* MATERIAL TO PROCESS *
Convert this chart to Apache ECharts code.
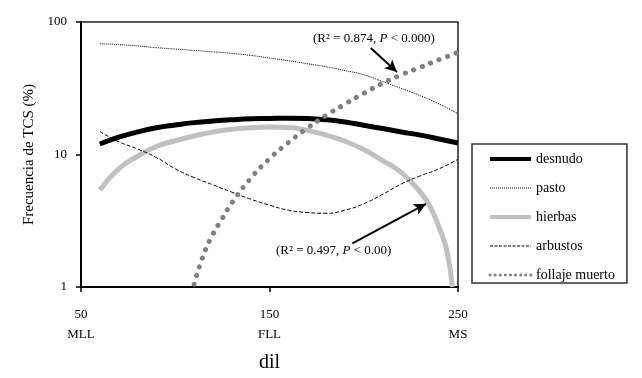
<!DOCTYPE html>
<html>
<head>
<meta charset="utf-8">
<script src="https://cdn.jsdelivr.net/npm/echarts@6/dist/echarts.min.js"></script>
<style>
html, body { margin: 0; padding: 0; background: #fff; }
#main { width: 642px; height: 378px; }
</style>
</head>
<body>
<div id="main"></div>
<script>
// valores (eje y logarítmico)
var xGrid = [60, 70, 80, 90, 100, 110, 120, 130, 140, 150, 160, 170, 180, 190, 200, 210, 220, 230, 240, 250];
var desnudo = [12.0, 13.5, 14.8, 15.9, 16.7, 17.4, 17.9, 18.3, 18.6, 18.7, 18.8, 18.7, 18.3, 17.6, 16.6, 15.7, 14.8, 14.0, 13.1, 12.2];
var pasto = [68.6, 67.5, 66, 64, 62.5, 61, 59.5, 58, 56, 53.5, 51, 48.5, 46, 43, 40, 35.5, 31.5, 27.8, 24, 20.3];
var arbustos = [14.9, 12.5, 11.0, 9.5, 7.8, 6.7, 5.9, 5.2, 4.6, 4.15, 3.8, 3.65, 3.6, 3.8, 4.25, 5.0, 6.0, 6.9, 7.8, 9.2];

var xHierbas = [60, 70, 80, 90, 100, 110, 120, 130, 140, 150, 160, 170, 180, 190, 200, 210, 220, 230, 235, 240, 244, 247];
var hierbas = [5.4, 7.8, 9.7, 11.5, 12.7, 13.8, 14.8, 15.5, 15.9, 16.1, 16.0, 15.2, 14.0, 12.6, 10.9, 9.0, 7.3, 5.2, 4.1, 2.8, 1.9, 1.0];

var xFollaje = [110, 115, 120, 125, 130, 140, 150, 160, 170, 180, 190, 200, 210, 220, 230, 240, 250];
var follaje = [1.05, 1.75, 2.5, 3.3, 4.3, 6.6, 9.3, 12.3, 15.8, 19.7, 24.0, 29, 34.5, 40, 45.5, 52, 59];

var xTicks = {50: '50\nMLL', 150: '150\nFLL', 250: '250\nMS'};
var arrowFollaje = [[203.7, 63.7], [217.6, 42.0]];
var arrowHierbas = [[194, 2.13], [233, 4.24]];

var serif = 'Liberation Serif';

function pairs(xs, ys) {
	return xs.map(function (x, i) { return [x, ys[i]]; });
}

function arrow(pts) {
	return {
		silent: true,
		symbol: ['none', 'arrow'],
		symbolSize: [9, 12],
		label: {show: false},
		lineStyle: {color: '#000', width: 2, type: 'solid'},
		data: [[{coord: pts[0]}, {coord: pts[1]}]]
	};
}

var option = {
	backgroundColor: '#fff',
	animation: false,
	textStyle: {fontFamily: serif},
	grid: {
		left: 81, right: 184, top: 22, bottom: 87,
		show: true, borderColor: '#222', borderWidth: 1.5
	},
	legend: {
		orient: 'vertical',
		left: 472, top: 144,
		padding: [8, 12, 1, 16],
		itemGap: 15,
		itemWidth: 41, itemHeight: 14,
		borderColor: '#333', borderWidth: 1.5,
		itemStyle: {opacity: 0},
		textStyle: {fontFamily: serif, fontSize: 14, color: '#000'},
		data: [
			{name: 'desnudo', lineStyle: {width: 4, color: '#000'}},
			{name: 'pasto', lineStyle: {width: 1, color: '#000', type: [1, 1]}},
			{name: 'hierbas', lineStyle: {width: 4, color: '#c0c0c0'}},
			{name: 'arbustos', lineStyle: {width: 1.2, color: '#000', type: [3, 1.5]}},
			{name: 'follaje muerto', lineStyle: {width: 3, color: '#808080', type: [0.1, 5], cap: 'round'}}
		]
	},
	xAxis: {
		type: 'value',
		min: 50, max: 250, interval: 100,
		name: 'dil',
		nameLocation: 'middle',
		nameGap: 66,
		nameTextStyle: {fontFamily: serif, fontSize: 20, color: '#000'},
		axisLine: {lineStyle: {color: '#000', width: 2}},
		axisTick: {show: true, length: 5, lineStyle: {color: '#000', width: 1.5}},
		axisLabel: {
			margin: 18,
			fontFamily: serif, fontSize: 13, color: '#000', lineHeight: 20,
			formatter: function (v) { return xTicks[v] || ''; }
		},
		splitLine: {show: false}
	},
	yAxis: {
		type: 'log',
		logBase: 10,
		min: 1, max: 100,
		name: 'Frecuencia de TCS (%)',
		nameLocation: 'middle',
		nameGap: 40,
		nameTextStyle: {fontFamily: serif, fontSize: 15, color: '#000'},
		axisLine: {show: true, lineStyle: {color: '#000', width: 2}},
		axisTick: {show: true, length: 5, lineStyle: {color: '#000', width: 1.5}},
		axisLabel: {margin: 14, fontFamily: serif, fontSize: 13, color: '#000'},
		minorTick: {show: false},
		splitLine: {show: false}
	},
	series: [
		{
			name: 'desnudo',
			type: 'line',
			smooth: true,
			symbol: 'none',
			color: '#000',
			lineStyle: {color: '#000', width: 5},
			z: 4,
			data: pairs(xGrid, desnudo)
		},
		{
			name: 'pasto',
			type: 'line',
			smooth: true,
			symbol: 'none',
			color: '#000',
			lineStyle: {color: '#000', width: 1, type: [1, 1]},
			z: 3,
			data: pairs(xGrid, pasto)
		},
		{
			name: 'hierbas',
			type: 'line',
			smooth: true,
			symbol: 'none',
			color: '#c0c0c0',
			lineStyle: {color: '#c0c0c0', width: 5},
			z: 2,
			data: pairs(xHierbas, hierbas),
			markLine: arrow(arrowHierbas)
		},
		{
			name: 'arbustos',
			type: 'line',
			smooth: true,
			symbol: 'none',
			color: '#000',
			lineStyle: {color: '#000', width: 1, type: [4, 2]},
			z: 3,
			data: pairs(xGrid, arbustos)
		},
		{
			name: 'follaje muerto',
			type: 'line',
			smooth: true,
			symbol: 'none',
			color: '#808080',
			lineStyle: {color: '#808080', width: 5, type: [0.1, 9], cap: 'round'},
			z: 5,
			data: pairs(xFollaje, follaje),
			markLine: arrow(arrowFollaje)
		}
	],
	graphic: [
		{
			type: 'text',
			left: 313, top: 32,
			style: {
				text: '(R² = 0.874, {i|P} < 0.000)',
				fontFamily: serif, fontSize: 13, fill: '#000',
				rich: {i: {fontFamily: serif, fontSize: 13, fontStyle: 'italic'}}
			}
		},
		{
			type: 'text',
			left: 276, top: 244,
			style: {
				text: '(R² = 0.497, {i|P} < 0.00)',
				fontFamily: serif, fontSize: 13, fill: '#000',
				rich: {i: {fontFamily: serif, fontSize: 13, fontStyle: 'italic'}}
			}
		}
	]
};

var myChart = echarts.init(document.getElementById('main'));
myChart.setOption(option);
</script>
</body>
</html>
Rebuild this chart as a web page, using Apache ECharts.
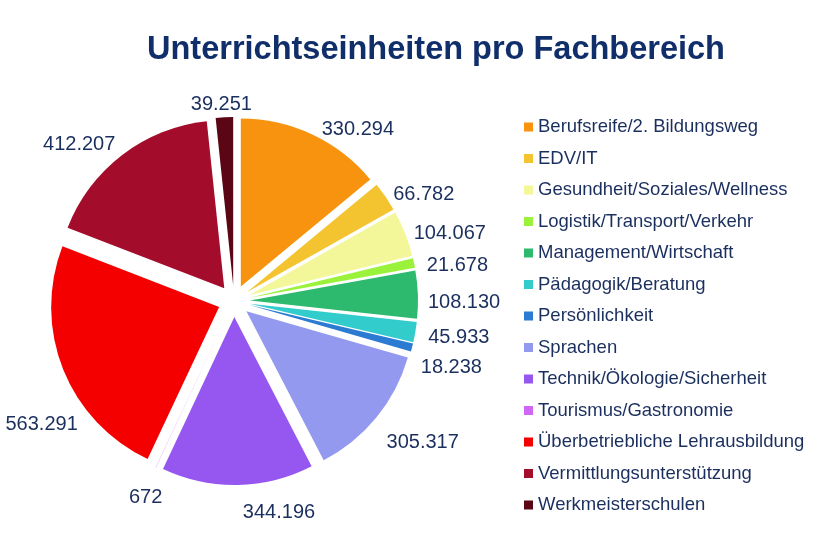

* EXERCISE *
Above are records with pictures; repeat the records exactly and leave the pictures out.

* EXERCISE OUTPUT *
Convert this chart to Apache ECharts code.
<!DOCTYPE html>
<html>
<head>
<meta charset="utf-8">
<script src="https://cdn.jsdelivr.net/npm/echarts@6/dist/echarts.min.js"></script>
<style>
html, body { margin: 0; padding: 0; background: #fff; }
#main { width: 642px; height: 378px; }
</style>
</head>
<body>
<div id="main"></div>
<script>
// valores (eje y logarítmico)
var xGrid = [60, 70, 80, 90, 100, 110, 120, 130, 140, 150, 160, 170, 180, 190, 200, 210, 220, 230, 240, 250];
var desnudo = [12.0, 13.5, 14.8, 15.9, 16.7, 17.4, 17.9, 18.3, 18.6, 18.7, 18.8, 18.7, 18.3, 17.6, 16.6, 15.7, 14.8, 14.0, 13.1, 12.2];
var pasto = [68.6, 67.5, 66, 64, 62.5, 61, 59.5, 58, 56, 53.5, 51, 48.5, 46, 43, 40, 35.5, 31.5, 27.8, 24, 20.3];
var arbustos = [14.9, 12.5, 11.0, 9.5, 7.8, 6.7, 5.9, 5.2, 4.6, 4.15, 3.8, 3.65, 3.6, 3.8, 4.25, 5.0, 6.0, 6.9, 7.8, 9.2];

var xHierbas = [60, 70, 80, 90, 100, 110, 120, 130, 140, 150, 160, 170, 180, 190, 200, 210, 220, 230, 235, 240, 244, 247];
var hierbas = [5.4, 7.8, 9.7, 11.5, 12.7, 13.8, 14.8, 15.5, 15.9, 16.1, 16.0, 15.2, 14.0, 12.6, 10.9, 9.0, 7.3, 5.2, 4.1, 2.8, 1.9, 1.0];

var xFollaje = [110, 115, 120, 125, 130, 140, 150, 160, 170, 180, 190, 200, 210, 220, 230, 240, 250];
var follaje = [1.05, 1.75, 2.5, 3.3, 4.3, 6.6, 9.3, 12.3, 15.8, 19.7, 24.0, 29, 34.5, 40, 45.5, 52, 59];

var xTicks = {50: '50\nMLL', 150: '150\nFLL', 250: '250\nMS'};
var arrowFollaje = [[203.7, 63.7], [217.6, 42.0]];
var arrowHierbas = [[194, 2.13], [233, 4.24]];

var serif = 'Liberation Serif';

function pairs(xs, ys) {
	return xs.map(function (x, i) { return [x, ys[i]]; });
}

function arrow(pts) {
	return {
		silent: true,
		symbol: ['none', 'arrow'],
		symbolSize: [9, 12],
		label: {show: false},
		lineStyle: {color: '#000', width: 2, type: 'solid'},
		data: [[{coord: pts[0]}, {coord: pts[1]}]]
	};
}

var option = {
	backgroundColor: '#fff',
	animation: false,
	textStyle: {fontFamily: serif},
	grid: {
		left: 81, right: 184, top: 22, bottom: 87,
		show: true, borderColor: '#222', borderWidth: 1.5
	},
	legend: {
		orient: 'vertical',
		left: 472, top: 144,
		padding: [8, 12, 1, 16],
		itemGap: 15,
		itemWidth: 41, itemHeight: 14,
		borderColor: '#333', borderWidth: 1.5,
		itemStyle: {opacity: 0},
		textStyle: {fontFamily: serif, fontSize: 14, color: '#000'},
		data: [
			{name: 'desnudo', lineStyle: {width: 4, color: '#000'}},
			{name: 'pasto', lineStyle: {width: 1, color: '#000', type: [1, 1]}},
			{name: 'hierbas', lineStyle: {width: 4, color: '#c0c0c0'}},
			{name: 'arbustos', lineStyle: {width: 1.2, color: '#000', type: [3, 1.5]}},
			{name: 'follaje muerto', lineStyle: {width: 3, color: '#808080', type: [0.1, 5], cap: 'round'}}
		]
	},
	xAxis: {
		type: 'value',
		min: 50, max: 250, interval: 100,
		name: 'dil',
		nameLocation: 'middle',
		nameGap: 66,
		nameTextStyle: {fontFamily: serif, fontSize: 20, color: '#000'},
		axisLine: {lineStyle: {color: '#000', width: 2}},
		axisTick: {show: true, length: 5, lineStyle: {color: '#000', width: 1.5}},
		axisLabel: {
			margin: 18,
			fontFamily: serif, fontSize: 13, color: '#000', lineHeight: 20,
			formatter: function (v) { return xTicks[v] || ''; }
		},
		splitLine: {show: false}
	},
	yAxis: {
		type: 'log',
		logBase: 10,
		min: 1, max: 100,
		name: 'Frecuencia de TCS (%)',
		nameLocation: 'middle',
		nameGap: 40,
		nameTextStyle: {fontFamily: serif, fontSize: 15, color: '#000'},
		axisLine: {show: true, lineStyle: {color: '#000', width: 2}},
		axisTick: {show: true, length: 5, lineStyle: {color: '#000', width: 1.5}},
		axisLabel: {margin: 14, fontFamily: serif, fontSize: 13, color: '#000'},
		minorTick: {show: false},
		splitLine: {show: false}
	},
	series: [
		{
			name: 'desnudo',
			type: 'line',
			smooth: true,
			symbol: 'none',
			color: '#000',
			lineStyle: {color: '#000', width: 5},
			z: 4,
			data: pairs(xGrid, desnudo)
		},
		{
			name: 'pasto',
			type: 'line',
			smooth: true,
			symbol: 'none',
			color: '#000',
			lineStyle: {color: '#000', width: 1, type: [1, 1]},
			z: 3,
			data: pairs(xGrid, pasto)
		},
		{
			name: 'hierbas',
			type: 'line',
			smooth: true,
			symbol: 'none',
			color: '#c0c0c0',
			lineStyle: {color: '#c0c0c0', width: 5},
			z: 2,
			data: pairs(xHierbas, hierbas),
			markLine: arrow(arrowHierbas)
		},
		{
			name: 'arbustos',
			type: 'line',
			smooth: true,
			symbol: 'none',
			color: '#000',
			lineStyle: {color: '#000', width: 1, type: [4, 2]},
			z: 3,
			data: pairs(xGrid, arbustos)
		},
		{
			name: 'follaje muerto',
			type: 'line',
			smooth: true,
			symbol: 'none',
			color: '#808080',
			lineStyle: {color: '#808080', width: 5, type: [0.1, 9], cap: 'round'},
			z: 5,
			data: pairs(xFollaje, follaje),
			markLine: arrow(arrowFollaje)
		}
	],
	graphic: [
		{
			type: 'text',
			left: 313, top: 32,
			style: {
				text: '(R² = 0.874, {i|P} < 0.000)',
				fontFamily: serif, fontSize: 13, fill: '#000',
				rich: {i: {fontFamily: serif, fontSize: 13, fontStyle: 'italic'}}
			}
		},
		{
			type: 'text',
			left: 276, top: 244,
			style: {
				text: '(R² = 0.497, {i|P} < 0.00)',
				fontFamily: serif, fontSize: 13, fill: '#000',
				rich: {i: {fontFamily: serif, fontSize: 13, fontStyle: 'italic'}}
			}
		}
	]
};

var myChart = echarts.init(document.getElementById('main'));
myChart.setOption(option);
</script>
</body>
</html>
Rebuild this chart as a web page, using Apache ECharts.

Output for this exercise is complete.